How many fights have you had with your friends? I can only remember a few. It speaks to the even flow of my relationships with certain people. We seem to get along without effort. I'm not sure what that says about them. After all, we're supposed to define ourselves by struggle. Don't we grow in our relationships after a fight? Isn't reconciliation a sign of maturity? And in order to have that, you have to have something to reconcile.
The greater question on my mind now is how deep that struggle should be.
The first night I met my friend James, he and I clicked instantly. We've been that way ever since. I honestly can't remember a real fight we've had. I can't remember a single time that one of us slighted the other. Our friendship has been effortless. We've driven to see each other, kept in phone conversations, and I've bothered him while he's in law school classes, but it's never been what I consider work to remain his friend.
The summer after junior year of college, I was sitting on the beach having my first fight ever with my best friend Anand. We were in Corpus during a break, seeing each other for the first time in semesters and decided to watch Closer. We saw the movie with different eyes, but it wasn't that we disagreed with each other that mattered. It was how we spoke to each other. We didn't give each other any room to breathe, any leverage in the argument. We cooled off and decided to drive to the beach with some beer and cigarettes - a perfect remedy.

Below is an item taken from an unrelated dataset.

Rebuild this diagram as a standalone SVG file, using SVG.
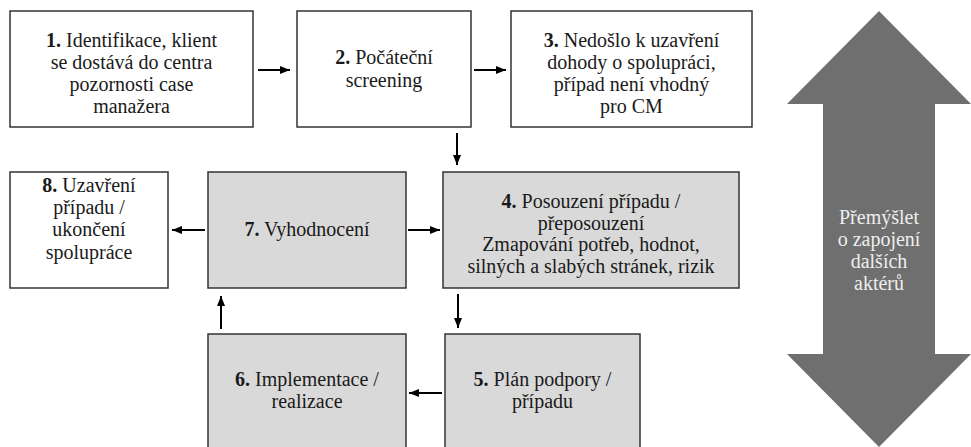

Only, we didn't really talk until the fight started. That tension that rests between two people was keeping our tongues hostage. I don't remember anything about the fight itself, except afterward I was worried that we weren't friends anymore. It seems childish now (we never really lose that childish view of getting friends) but we'd never fought before. I wanted to know what it meant. I wanted to know if we'd changed irrevocably. I wanted to feel like we were perfect again, but I knew that we'd crossed a certain threshold and couldn't go back.
He took a drag and said calmly, "No, we'll be alright."
There was something in the reassurance of his voice. He was so confident that it didn't matter. We had grown in different directions, but he knew, somehow, that things were going to be fine. I imagine he'd seen the future of us playing checkers on a porch in our late 120s, he spoke so plainly.
And I believed him.
I bring all this up not to be auto-biographical, but because I think they are all common moments to us, to friends. Some friendships are easy, some are hard. Nothing groundbreaking there.
But when do you know when to give up? When is it just too much work to earn the privilege of calling yourself 'friend'?